Only a couple of hours into his new job as First Data's CEO, Frank Bisignano was already plotting a strategy to deal with the historic impact of mobile technology on the payments industry.
"Mobile is the future and we're already in it," says Bisignano, who was announced as First Data's CEO on April 28. Bisignano, previously JPMorgan Chase's co-COO, plans to meet with First Data's customers and employees to develop a path forward for mobile technology and other initiatives.
"We're a tech firm and will invest in tech and spend a lot of time with customers finding out what they need," he says.
Bisignano's professional background in financial IT at JPMorgan Chase, and previously at Citigroup, will also be helpful as payments processing as a core business becomes more commoditized, says Philip Philliou, a payments consultant.
"It's very difficult for processors to differentiate themselves, the differentiation will come from data analytics…and new technology such as mobile and cloud-based solutions that take advantage of advanced data," Philliou says. "Bisignano's skillset appears to be managing exactly this type of business. [First Data] needs somebody to push the envelope on the mobile wallet.
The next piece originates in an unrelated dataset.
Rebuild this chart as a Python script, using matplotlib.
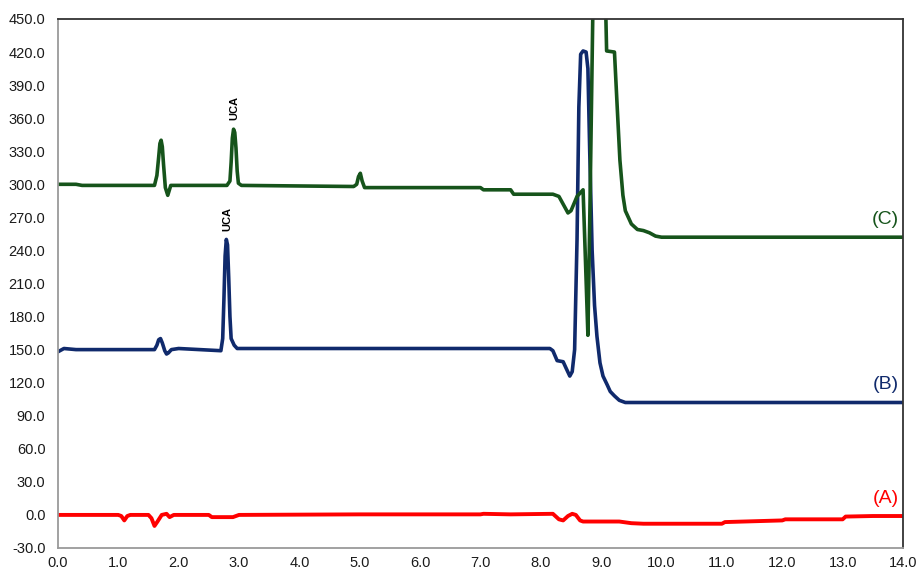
import matplotlib.pyplot as plt

# retention time (min) / signal
a_time = [0.0, 1.0, 1.05, 1.1, 1.15, 1.2, 1.5, 1.55, 1.6, 1.65, 1.72, 1.8, 1.85, 1.92,
          2.5, 2.55, 2.9, 3.0, 5.0, 7.0, 7.05, 7.5, 8.2, 8.3, 8.37, 8.45, 8.52, 8.58,
          8.65, 8.7, 9.0, 9.3, 9.5, 9.7, 11.0, 11.05, 12.0, 12.05, 13.0, 13.05, 13.5, 14.0]
a_signal = [0, 0, -1, -5, -1, 0, 0, -3, -10, -6, 0, 1, -2, 0,
            0, -2, -2, 0, 0.5, 0.5, 1, 0.5, 1, -4, -5, -1, 1, 0,
            -5, -6, -6, -6, -7.5, -8, -8, -6.5, -5, -4, -4, -1.5, -1, -1]

b_time = [0.0, 0.1, 0.3, 1.6, 1.64, 1.67, 1.7, 1.73, 1.77, 1.8, 1.83, 1.88, 2.0, 2.7,
          2.73, 2.75, 2.77, 2.79, 2.81, 2.83, 2.85, 2.87, 2.92, 2.97, 8.15, 8.2, 8.27,
          8.37, 8.42, 8.48, 8.52, 8.56, 8.6, 8.63, 8.66, 8.7, 8.75, 8.78, 8.81, 8.85,
          8.89, 8.93, 8.98, 9.03, 9.1, 9.15, 9.22, 9.3, 9.4, 14.0]
b_signal = [148, 151, 150, 150, 154, 159, 160, 156, 149, 146, 147, 150, 151, 149,
            160, 195, 235, 250, 245, 215, 180, 160, 154, 151, 151, 149, 140,
            139, 133, 126, 130, 150, 250, 370, 418, 421, 420, 405, 330, 240,
            190, 162, 138, 126, 118, 112, 108, 104, 102, 102]

c_time = [0.0, 0.3, 0.4, 1.6, 1.64, 1.67, 1.69, 1.71, 1.73, 1.75, 1.78, 1.82, 1.87,
          2.8, 2.85, 2.87, 2.89, 2.91, 2.93, 2.95, 2.97, 2.99, 3.04, 4.9, 4.95, 4.98,
          5.01, 5.04, 5.08, 5.12, 7.0, 7.05, 7.5, 7.55, 8.2, 8.3, 8.4, 8.45, 8.5, 8.6,
          8.7, 8.74, 8.78, 8.82, 8.86, 8.95, 9.0, 9.07, 9.09, 9.22, 9.26, 9.31, 9.36,
          9.4, 9.45, 9.5, 9.6, 9.7, 9.8, 9.9, 10.0, 14.0]
c_signal = [300, 300, 299, 299, 308, 325, 337, 340, 334, 318, 297, 290, 299,
            299, 303, 320, 342, 350, 347, 333, 312, 301, 299, 298, 300, 307,
            310, 303, 297, 297, 297, 295, 295, 291, 291, 289, 279, 274, 276, 289,
            295, 230, 163, 300, 450, 600, 600, 470, 421, 420, 376, 322, 290,
            276, 270, 264, 259, 258, 256, 253, 252, 252]

green = '#16541b'
navy = '#102a6c'
red = '#ff0000'

fig = plt.figure(figsize=(9.19, 5.72), dpi=100)
ax = fig.add_axes([0.063, 0.042, 0.9196, 0.9248])

ax.plot(a_time, a_signal, color=red, lw=2.8, solid_joinstyle='round')
ax.plot(b_time, b_signal, color=navy, lw=2.6, solid_joinstyle='round')
ax.plot(c_time, c_signal, color=green, lw=2.6, solid_joinstyle='round')

ax.set_xlim(0, 14)
ax.set_ylim(-30, 450)
ax.set_xticks([i * 1.0 for i in range(15)])
ax.set_yticks([-30 + 30 * i for i in range(17)])
ax.xaxis.set_major_formatter(plt.FormatStrFormatter('%.1f'))
ax.yaxis.set_major_formatter(plt.FormatStrFormatter('%.1f'))
ax.tick_params(length=0, labelsize=10.5, labelcolor='#1a1a1a')
ax.tick_params(axis='y', pad=9)
ax.tick_params(axis='x', pad=6)
for lab in ax.get_xticklabels() + ax.get_yticklabels():
    lab.set_family('Liberation Sans')

ax.spines['left'].set_color('#9a9a9a')
ax.spines['bottom'].set_color('#9a9a9a')
ax.spines['top'].set_color('#333333')
ax.spines['right'].set_color('#333333')
for s in ax.spines.values():
    s.set_linewidth(1.3)

ax.text(2.92, 358, 'UCA', rotation=90, ha='center', va='bottom', fontsize=8,
        fontweight='bold', family='Liberation Sans')
ax.text(2.8, 258, 'UCA', rotation=90, ha='center', va='bottom', fontsize=8,
        fontweight='bold', family='Liberation Sans')

ax.text(13.93, 268, '(C)', color=green, ha='right', va='center', fontsize=14,
        family='Liberation Sans')
ax.text(13.93, 118, '(B)', color=navy, ha='right', va='center', fontsize=14,
        family='Liberation Sans')
ax.text(13.93, 15, '(A)', color=red, ha='right', va='center', fontsize=14,
        family='Liberation Sans')

fig.savefig('out.png', dpi=100)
How do you integrate marketing with merchants and processing?"
In addition to the technology challenges, First Data must also manage its corporate culture and how it approaches the 'make, buy or partner' technology decisions within the company, says Richard Crone, a payments consultant.
Mobile will further challenge the core processing infrastructure of First Data because authentication and access to account credentials can be done directly with core processors via products like FIS' PayNet solution—which poses a challenge to First Data's market position, Crone says.
First Data will also have to upgrade its mobile wallet strategy, Crone says. Whereas many companies are looking at software-based approaches to mobile payments, First Data has largely supported Near Field Communication and trusted service manager technology and models companies such as Isis and Google, he says.
"[First Data] has completely missed the opportunity to bolster First Data's most important stakeholders …namely credit and debit card issuers and retailers—that have their own mobile wallets," Crone says. "Even though First Data runs the largest 'cloud' in the payment processing business, it has done nothing to support cloud-based mobile payments driven directly from the mobile banking apps of their processed financial institutions or retailers in their own mobile shopping apps."
Bisignano did not reveal specific details about how First Data will adapt its mobile wallet strategy. He also would not address how it plans to manage its relationships with independent sales organizations and other partners, but said the company would "think about those kinds of details" in the coming months.
"The biggest opportunity relates to the integration of payments and marketing into a single solution," says Rick Olglesby, a senior analyst at Aite Group.
Acquirers and processors have an opportunity to deliver broader and more valuable offerings to merchants via mobile, such as enhanced in-store servicing, customer acquisition and customer loyalty services, he says. First Data has already entered into a partnership with Foursquare to combine marketing and payments.
"On the challenge side [for First Data], there's a lot of infrastructural updates that need to be made, and there are many potential solutions. And there is no guarantee that merchants or consumers will adopt any of them," Oglesby says. "So while sitting and waiting could cause acquirers and processors to miss out on large potential opportunities, moving too aggressively could also cause them to lose a bunch of money by investing in the wrong technologies."
First Data has advantages from its scale and presence in the market, Oglesby says. "As the largest player in the acquiring and processing space, the decisions that they make will in turn influence the decisions that other make, so they are in a position to lead the market in a particular direction."
First Data's prior CEO is staying with the company. Ed Labry has been serving a dual role as both president of Retail and Alliance Services and interim CEO since Jan. 28, 2013. Labry will continue in his role as president of Retail and Alliance Services.
"[Labry] runs the 'partner' part of the growth strategy. Ed's focus has been on powering new entries and third party intermediaries," Crone says, adding that 'third party' focus has caused angst in the merchant and bank communities.
"In my view Ed has done an incredible job over the past 90 days galvanizing this place, we will work shoulder to shoulder," Bisignano says. "I spoke with him this weekend and started talking about operations…we will be better off the two of us doing this together."